╭──

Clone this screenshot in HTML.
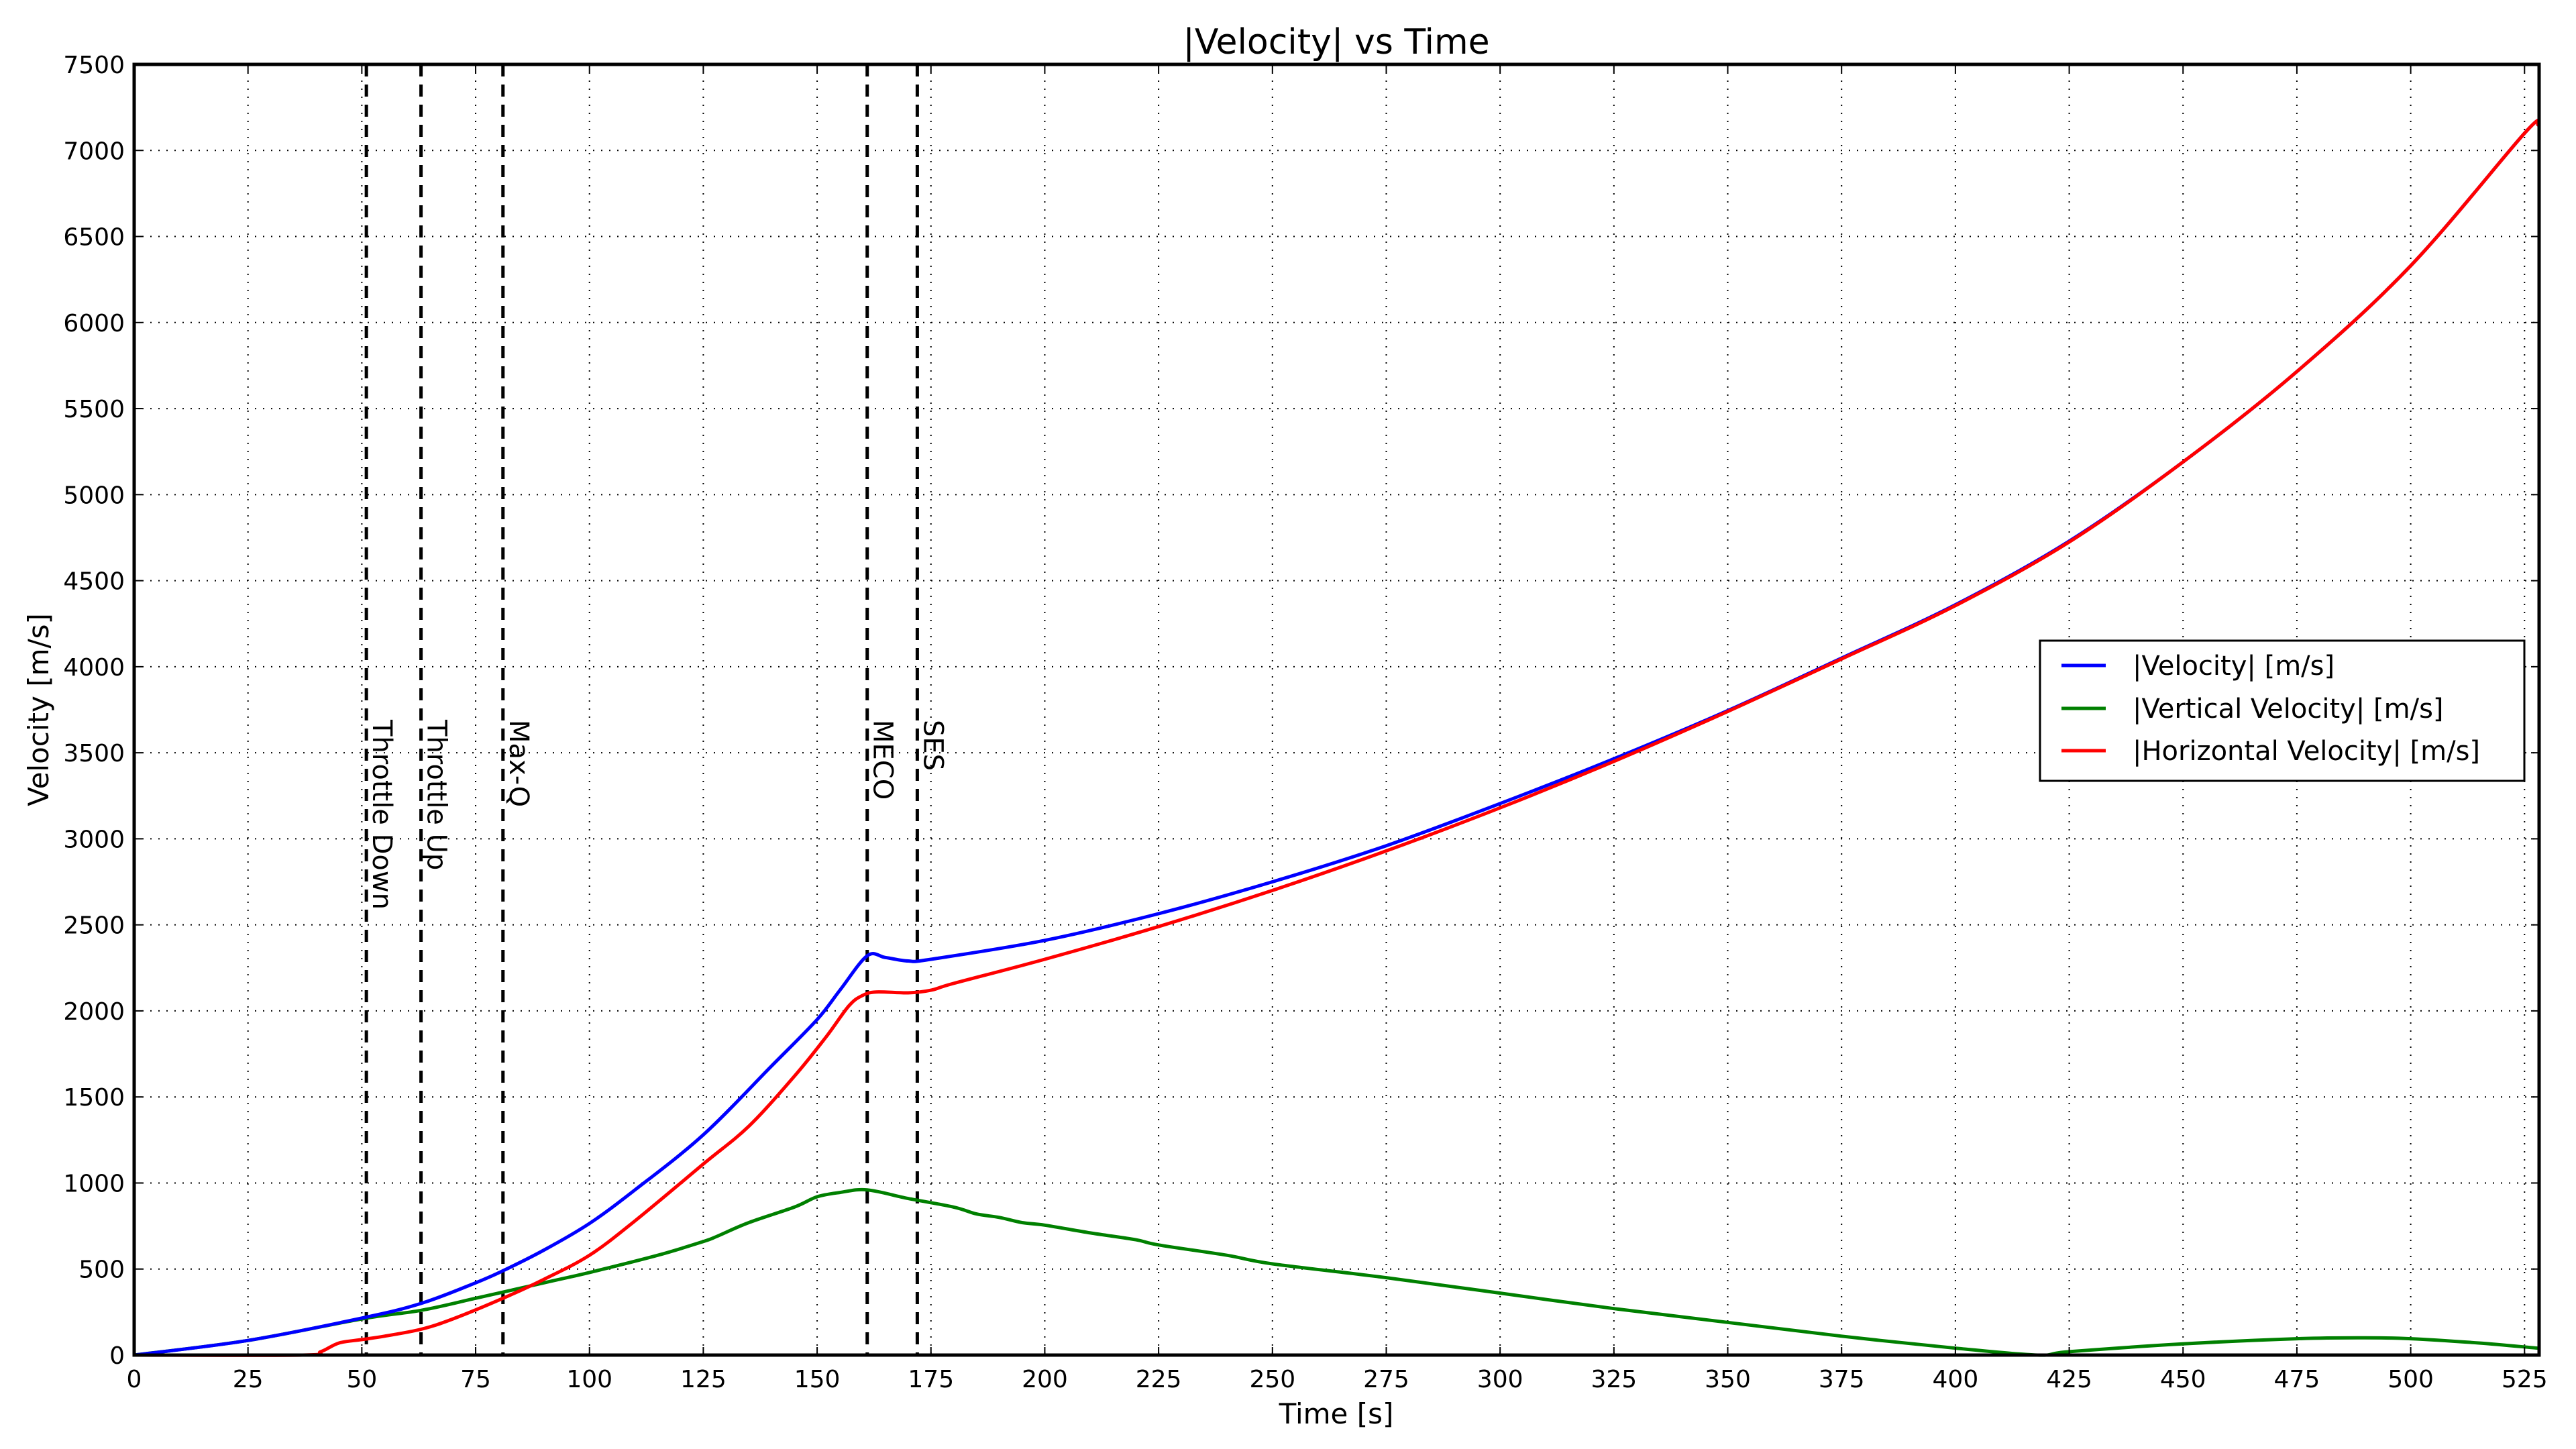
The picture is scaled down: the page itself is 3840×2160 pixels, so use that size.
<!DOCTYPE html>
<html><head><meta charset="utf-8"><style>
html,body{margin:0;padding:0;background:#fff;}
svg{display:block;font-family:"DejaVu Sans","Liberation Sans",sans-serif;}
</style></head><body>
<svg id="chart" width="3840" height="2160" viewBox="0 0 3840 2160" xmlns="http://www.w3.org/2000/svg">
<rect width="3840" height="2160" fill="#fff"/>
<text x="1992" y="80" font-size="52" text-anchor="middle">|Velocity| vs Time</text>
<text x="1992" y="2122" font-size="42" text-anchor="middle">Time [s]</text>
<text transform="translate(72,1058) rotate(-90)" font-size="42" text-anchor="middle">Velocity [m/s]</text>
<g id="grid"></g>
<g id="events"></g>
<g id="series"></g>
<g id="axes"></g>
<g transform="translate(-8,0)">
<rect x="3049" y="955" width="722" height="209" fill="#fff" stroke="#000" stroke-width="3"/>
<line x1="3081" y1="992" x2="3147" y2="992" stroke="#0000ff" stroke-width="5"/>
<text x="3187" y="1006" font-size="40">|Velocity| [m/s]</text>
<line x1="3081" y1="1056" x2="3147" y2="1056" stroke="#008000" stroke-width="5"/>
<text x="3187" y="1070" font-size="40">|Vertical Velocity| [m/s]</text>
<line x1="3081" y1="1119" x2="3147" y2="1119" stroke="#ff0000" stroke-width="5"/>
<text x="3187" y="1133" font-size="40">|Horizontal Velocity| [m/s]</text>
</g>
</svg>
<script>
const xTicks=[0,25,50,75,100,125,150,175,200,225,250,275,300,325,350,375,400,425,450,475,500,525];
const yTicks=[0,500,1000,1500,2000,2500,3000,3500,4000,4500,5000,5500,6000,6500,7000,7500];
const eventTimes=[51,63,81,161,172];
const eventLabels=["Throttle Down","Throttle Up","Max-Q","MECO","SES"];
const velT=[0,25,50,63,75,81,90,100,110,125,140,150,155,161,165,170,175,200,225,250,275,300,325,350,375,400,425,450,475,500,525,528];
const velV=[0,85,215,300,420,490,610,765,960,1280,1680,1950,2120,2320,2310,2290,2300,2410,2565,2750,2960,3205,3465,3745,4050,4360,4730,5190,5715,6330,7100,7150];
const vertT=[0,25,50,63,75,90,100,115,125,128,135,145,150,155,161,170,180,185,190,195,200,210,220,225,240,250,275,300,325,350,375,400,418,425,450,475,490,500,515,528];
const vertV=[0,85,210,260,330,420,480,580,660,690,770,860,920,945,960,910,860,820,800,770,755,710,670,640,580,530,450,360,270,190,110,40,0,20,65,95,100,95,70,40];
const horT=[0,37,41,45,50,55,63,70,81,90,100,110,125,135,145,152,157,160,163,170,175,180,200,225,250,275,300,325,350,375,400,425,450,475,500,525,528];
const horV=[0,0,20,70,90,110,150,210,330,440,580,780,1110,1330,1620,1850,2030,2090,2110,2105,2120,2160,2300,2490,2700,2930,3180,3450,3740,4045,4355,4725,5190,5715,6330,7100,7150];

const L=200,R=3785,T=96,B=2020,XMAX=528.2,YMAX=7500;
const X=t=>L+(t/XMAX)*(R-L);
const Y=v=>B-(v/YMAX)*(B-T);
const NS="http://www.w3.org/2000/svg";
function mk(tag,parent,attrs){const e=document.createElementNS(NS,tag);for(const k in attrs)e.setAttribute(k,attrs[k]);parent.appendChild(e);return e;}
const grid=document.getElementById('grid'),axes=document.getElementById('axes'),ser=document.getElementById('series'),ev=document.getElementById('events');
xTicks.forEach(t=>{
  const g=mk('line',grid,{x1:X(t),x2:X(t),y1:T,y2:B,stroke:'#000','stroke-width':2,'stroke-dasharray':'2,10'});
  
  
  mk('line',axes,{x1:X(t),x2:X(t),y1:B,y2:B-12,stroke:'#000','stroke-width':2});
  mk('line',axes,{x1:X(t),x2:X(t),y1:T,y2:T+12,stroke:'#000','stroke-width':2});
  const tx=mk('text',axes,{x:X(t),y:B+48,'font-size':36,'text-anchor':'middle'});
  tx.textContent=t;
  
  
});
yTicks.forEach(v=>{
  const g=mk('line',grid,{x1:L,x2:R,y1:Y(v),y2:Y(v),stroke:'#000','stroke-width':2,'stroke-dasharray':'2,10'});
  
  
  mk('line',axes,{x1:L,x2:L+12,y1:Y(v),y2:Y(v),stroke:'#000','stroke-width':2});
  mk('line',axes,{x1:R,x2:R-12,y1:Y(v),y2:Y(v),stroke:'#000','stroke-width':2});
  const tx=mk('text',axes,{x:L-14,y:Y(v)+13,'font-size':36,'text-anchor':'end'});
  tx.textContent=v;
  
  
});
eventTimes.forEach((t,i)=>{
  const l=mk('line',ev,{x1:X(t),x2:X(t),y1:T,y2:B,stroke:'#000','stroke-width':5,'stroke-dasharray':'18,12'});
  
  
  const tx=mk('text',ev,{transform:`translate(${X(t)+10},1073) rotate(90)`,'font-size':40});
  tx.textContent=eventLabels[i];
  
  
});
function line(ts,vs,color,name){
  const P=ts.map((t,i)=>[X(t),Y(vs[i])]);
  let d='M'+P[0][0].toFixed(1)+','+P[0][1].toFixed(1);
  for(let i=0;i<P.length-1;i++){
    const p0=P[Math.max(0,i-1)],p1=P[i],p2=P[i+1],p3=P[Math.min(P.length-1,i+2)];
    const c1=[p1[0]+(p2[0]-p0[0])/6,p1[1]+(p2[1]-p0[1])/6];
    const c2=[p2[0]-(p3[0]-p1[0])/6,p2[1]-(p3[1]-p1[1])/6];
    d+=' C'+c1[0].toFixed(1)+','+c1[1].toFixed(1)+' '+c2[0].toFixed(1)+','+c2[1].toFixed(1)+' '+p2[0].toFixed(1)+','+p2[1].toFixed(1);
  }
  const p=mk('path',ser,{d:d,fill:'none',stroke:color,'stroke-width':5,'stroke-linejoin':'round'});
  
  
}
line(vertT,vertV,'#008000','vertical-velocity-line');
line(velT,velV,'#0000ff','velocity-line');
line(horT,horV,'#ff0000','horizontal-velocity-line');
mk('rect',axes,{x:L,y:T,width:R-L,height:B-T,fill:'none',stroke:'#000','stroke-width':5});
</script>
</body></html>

╰──

__WORK REQUIRED__: Repeat verbatim all the material, but not the pictures.

__SOLUTION TO THE EXERCISE__:
Clone this screenshot in HTML.
The picture is scaled down: the page itself is 3840×2160 pixels, so use that size.
<!DOCTYPE html>
<html><head><meta charset="utf-8"><style>
html,body{margin:0;padding:0;background:#fff;}
svg{display:block;font-family:"DejaVu Sans","Liberation Sans",sans-serif;}
</style></head><body>
<svg id="chart" width="3840" height="2160" viewBox="0 0 3840 2160" xmlns="http://www.w3.org/2000/svg">
<rect width="3840" height="2160" fill="#fff"/>
<text x="1992" y="80" font-size="52" text-anchor="middle">|Velocity| vs Time</text>
<text x="1992" y="2122" font-size="42" text-anchor="middle">Time [s]</text>
<text transform="translate(72,1058) rotate(-90)" font-size="42" text-anchor="middle">Velocity [m/s]</text>
<g id="grid"></g>
<g id="events"></g>
<g id="series"></g>
<g id="axes"></g>
<g transform="translate(-8,0)">
<rect x="3049" y="955" width="722" height="209" fill="#fff" stroke="#000" stroke-width="3"/>
<line x1="3081" y1="992" x2="3147" y2="992" stroke="#0000ff" stroke-width="5"/>
<text x="3187" y="1006" font-size="40">|Velocity| [m/s]</text>
<line x1="3081" y1="1056" x2="3147" y2="1056" stroke="#008000" stroke-width="5"/>
<text x="3187" y="1070" font-size="40">|Vertical Velocity| [m/s]</text>
<line x1="3081" y1="1119" x2="3147" y2="1119" stroke="#ff0000" stroke-width="5"/>
<text x="3187" y="1133" font-size="40">|Horizontal Velocity| [m/s]</text>
</g>
</svg>
<script>
const xTicks=[0,25,50,75,100,125,150,175,200,225,250,275,300,325,350,375,400,425,450,475,500,525];
const yTicks=[0,500,1000,1500,2000,2500,3000,3500,4000,4500,5000,5500,6000,6500,7000,7500];
const eventTimes=[51,63,81,161,172];
const eventLabels=["Throttle Down","Throttle Up","Max-Q","MECO","SES"];
const velT=[0,25,50,63,75,81,90,100,110,125,140,150,155,161,165,170,175,200,225,250,275,300,325,350,375,400,425,450,475,500,525,528];
const velV=[0,85,215,300,420,490,610,765,960,1280,1680,1950,2120,2320,2310,2290,2300,2410,2565,2750,2960,3205,3465,3745,4050,4360,4730,5190,5715,6330,7100,7150];
const vertT=[0,25,50,63,75,90,100,115,125,128,135,145,150,155,161,170,180,185,190,195,200,210,220,225,240,250,275,300,325,350,375,400,418,425,450,475,490,500,515,528];
const vertV=[0,85,210,260,330,420,480,580,660,690,770,860,920,945,960,910,860,820,800,770,755,710,670,640,580,530,450,360,270,190,110,40,0,20,65,95,100,95,70,40];
const horT=[0,37,41,45,50,55,63,70,81,90,100,110,125,135,145,152,157,160,163,170,175,180,200,225,250,275,300,325,350,375,400,425,450,475,500,525,528];
const horV=[0,0,20,70,90,110,150,210,330,440,580,780,1110,1330,1620,1850,2030,2090,2110,2105,2120,2160,2300,2490,2700,2930,3180,3450,3740,4045,4355,4725,5190,5715,6330,7100,7150];

const L=200,R=3785,T=96,B=2020,XMAX=528.2,YMAX=7500;
const X=t=>L+(t/XMAX)*(R-L);
const Y=v=>B-(v/YMAX)*(B-T);
const NS="http://www.w3.org/2000/svg";
function mk(tag,parent,attrs){const e=document.createElementNS(NS,tag);for(const k in attrs)e.setAttribute(k,attrs[k]);parent.appendChild(e);return e;}
const grid=document.getElementById('grid'),axes=document.getElementById('axes'),ser=document.getElementById('series'),ev=document.getElementById('events');
xTicks.forEach(t=>{
  const g=mk('line',grid,{x1:X(t),x2:X(t),y1:T,y2:B,stroke:'#000','stroke-width':2,'stroke-dasharray':'2,10'});
  
  
  mk('line',axes,{x1:X(t),x2:X(t),y1:B,y2:B-12,stroke:'#000','stroke-width':2});
  mk('line',axes,{x1:X(t),x2:X(t),y1:T,y2:T+12,stroke:'#000','stroke-width':2});
  const tx=mk('text',axes,{x:X(t),y:B+48,'font-size':36,'text-anchor':'middle'});
  tx.textContent=t;
  
  
});
yTicks.forEach(v=>{
  const g=mk('line',grid,{x1:L,x2:R,y1:Y(v),y2:Y(v),stroke:'#000','stroke-width':2,'stroke-dasharray':'2,10'});
  
  
  mk('line',axes,{x1:L,x2:L+12,y1:Y(v),y2:Y(v),stroke:'#000','stroke-width':2});
  mk('line',axes,{x1:R,x2:R-12,y1:Y(v),y2:Y(v),stroke:'#000','stroke-width':2});
  const tx=mk('text',axes,{x:L-14,y:Y(v)+13,'font-size':36,'text-anchor':'end'});
  tx.textContent=v;
  
  
});
eventTimes.forEach((t,i)=>{
  const l=mk('line',ev,{x1:X(t),x2:X(t),y1:T,y2:B,stroke:'#000','stroke-width':5,'stroke-dasharray':'18,12'});
  
  
  const tx=mk('text',ev,{transform:`translate(${X(t)+10},1073) rotate(90)`,'font-size':40});
  tx.textContent=eventLabels[i];
  
  
});
function line(ts,vs,color,name){
  const P=ts.map((t,i)=>[X(t),Y(vs[i])]);
  let d='M'+P[0][0].toFixed(1)+','+P[0][1].toFixed(1);
  for(let i=0;i<P.length-1;i++){
    const p0=P[Math.max(0,i-1)],p1=P[i],p2=P[i+1],p3=P[Math.min(P.length-1,i+2)];
    const c1=[p1[0]+(p2[0]-p0[0])/6,p1[1]+(p2[1]-p0[1])/6];
    const c2=[p2[0]-(p3[0]-p1[0])/6,p2[1]-(p3[1]-p1[1])/6];
    d+=' C'+c1[0].toFixed(1)+','+c1[1].toFixed(1)+' '+c2[0].toFixed(1)+','+c2[1].toFixed(1)+' '+p2[0].toFixed(1)+','+p2[1].toFixed(1);
  }
  const p=mk('path',ser,{d:d,fill:'none',stroke:color,'stroke-width':5,'stroke-linejoin':'round'});
  
  
}
line(vertT,vertV,'#008000','vertical-velocity-line');
line(velT,velV,'#0000ff','velocity-line');
line(horT,horV,'#ff0000','horizontal-velocity-line');
mk('rect',axes,{x:L,y:T,width:R-L,height:B-T,fill:'none',stroke:'#000','stroke-width':5});
</script>
</body></html>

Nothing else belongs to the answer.